THE TASK — Output the full material exactly as it appears here.

GIVEN DATA —
"""

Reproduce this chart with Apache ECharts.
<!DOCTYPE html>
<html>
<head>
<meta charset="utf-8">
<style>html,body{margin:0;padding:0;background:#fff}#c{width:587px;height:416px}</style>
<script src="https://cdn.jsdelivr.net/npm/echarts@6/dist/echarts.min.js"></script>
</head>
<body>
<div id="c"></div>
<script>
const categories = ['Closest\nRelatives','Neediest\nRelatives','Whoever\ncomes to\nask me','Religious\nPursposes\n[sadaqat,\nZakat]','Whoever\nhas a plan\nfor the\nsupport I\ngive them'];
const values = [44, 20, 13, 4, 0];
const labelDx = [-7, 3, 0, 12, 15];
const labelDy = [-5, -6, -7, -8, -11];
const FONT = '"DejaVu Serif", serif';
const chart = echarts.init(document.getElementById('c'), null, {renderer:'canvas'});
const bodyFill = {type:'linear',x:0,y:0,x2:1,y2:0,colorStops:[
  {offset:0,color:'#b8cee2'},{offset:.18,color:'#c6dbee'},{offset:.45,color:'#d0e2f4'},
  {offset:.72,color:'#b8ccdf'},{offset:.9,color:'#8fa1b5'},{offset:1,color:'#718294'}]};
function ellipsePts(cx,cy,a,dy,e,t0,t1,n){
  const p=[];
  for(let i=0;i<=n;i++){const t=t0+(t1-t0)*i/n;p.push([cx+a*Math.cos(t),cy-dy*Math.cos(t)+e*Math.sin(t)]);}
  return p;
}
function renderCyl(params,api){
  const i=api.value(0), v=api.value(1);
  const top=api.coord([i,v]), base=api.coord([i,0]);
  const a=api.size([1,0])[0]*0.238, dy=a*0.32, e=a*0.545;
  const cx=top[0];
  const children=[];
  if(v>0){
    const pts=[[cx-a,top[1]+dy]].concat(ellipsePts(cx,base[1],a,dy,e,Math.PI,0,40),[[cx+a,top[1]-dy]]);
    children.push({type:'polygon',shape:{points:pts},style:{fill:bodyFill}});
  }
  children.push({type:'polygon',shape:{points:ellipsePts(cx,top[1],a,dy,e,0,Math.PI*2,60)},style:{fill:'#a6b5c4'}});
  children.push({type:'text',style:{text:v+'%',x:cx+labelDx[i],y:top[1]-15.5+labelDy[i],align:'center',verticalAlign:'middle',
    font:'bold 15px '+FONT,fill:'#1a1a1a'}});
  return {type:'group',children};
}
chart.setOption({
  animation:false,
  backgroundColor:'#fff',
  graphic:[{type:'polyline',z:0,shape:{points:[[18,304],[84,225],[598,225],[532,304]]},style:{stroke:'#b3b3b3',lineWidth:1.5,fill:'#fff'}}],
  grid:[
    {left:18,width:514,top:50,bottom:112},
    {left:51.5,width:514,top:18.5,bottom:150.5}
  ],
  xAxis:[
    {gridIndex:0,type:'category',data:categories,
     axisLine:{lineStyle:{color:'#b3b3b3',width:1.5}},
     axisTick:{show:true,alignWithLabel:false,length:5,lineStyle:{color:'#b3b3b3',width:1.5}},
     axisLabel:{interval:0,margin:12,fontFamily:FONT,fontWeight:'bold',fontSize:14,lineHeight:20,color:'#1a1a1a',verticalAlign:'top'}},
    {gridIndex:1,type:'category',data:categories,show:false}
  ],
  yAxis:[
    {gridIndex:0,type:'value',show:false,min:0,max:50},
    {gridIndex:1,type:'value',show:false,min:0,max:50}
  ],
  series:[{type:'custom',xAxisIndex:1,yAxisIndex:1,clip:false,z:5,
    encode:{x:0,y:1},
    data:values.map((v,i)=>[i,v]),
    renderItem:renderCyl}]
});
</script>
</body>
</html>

"""

SOLUTION TO THIS EXERCISE —
Reproduce this chart with Apache ECharts.
<!DOCTYPE html>
<html>
<head>
<meta charset="utf-8">
<style>html,body{margin:0;padding:0;background:#fff}#c{width:587px;height:416px}</style>
<script src="https://cdn.jsdelivr.net/npm/echarts@6/dist/echarts.min.js"></script>
</head>
<body>
<div id="c"></div>
<script>
const categories = ['Closest\nRelatives','Neediest\nRelatives','Whoever\ncomes to\nask me','Religious\nPursposes\n[sadaqat,\nZakat]','Whoever\nhas a plan\nfor the\nsupport I\ngive them'];
const values = [44, 20, 13, 4, 0];
const labelDx = [-7, 3, 0, 12, 15];
const labelDy = [-5, -6, -7, -8, -11];
const FONT = '"DejaVu Serif", serif';
const chart = echarts.init(document.getElementById('c'), null, {renderer:'canvas'});
const bodyFill = {type:'linear',x:0,y:0,x2:1,y2:0,colorStops:[
  {offset:0,color:'#b8cee2'},{offset:.18,color:'#c6dbee'},{offset:.45,color:'#d0e2f4'},
  {offset:.72,color:'#b8ccdf'},{offset:.9,color:'#8fa1b5'},{offset:1,color:'#718294'}]};
function ellipsePts(cx,cy,a,dy,e,t0,t1,n){
  const p=[];
  for(let i=0;i<=n;i++){const t=t0+(t1-t0)*i/n;p.push([cx+a*Math.cos(t),cy-dy*Math.cos(t)+e*Math.sin(t)]);}
  return p;
}
function renderCyl(params,api){
  const i=api.value(0), v=api.value(1);
  const top=api.coord([i,v]), base=api.coord([i,0]);
  const a=api.size([1,0])[0]*0.238, dy=a*0.32, e=a*0.545;
  const cx=top[0];
  const children=[];
  if(v>0){
    const pts=[[cx-a,top[1]+dy]].concat(ellipsePts(cx,base[1],a,dy,e,Math.PI,0,40),[[cx+a,top[1]-dy]]);
    children.push({type:'polygon',shape:{points:pts},style:{fill:bodyFill}});
  }
  children.push({type:'polygon',shape:{points:ellipsePts(cx,top[1],a,dy,e,0,Math.PI*2,60)},style:{fill:'#a6b5c4'}});
  children.push({type:'text',style:{text:v+'%',x:cx+labelDx[i],y:top[1]-15.5+labelDy[i],align:'center',verticalAlign:'middle',
    font:'bold 15px '+FONT,fill:'#1a1a1a'}});
  return {type:'group',children};
}
chart.setOption({
  animation:false,
  backgroundColor:'#fff',
  graphic:[{type:'polyline',z:0,shape:{points:[[18,304],[84,225],[598,225],[532,304]]},style:{stroke:'#b3b3b3',lineWidth:1.5,fill:'#fff'}}],
  grid:[
    {left:18,width:514,top:50,bottom:112},
    {left:51.5,width:514,top:18.5,bottom:150.5}
  ],
  xAxis:[
    {gridIndex:0,type:'category',data:categories,
     axisLine:{lineStyle:{color:'#b3b3b3',width:1.5}},
     axisTick:{show:true,alignWithLabel:false,length:5,lineStyle:{color:'#b3b3b3',width:1.5}},
     axisLabel:{interval:0,margin:12,fontFamily:FONT,fontWeight:'bold',fontSize:14,lineHeight:20,color:'#1a1a1a',verticalAlign:'top'}},
    {gridIndex:1,type:'category',data:categories,show:false}
  ],
  yAxis:[
    {gridIndex:0,type:'value',show:false,min:0,max:50},
    {gridIndex:1,type:'value',show:false,min:0,max:50}
  ],
  series:[{type:'custom',xAxisIndex:1,yAxisIndex:1,clip:false,z:5,
    encode:{x:0,y:1},
    data:values.map((v,i)=>[i,v]),
    renderItem:renderCyl}]
});
</script>
</body>
</html>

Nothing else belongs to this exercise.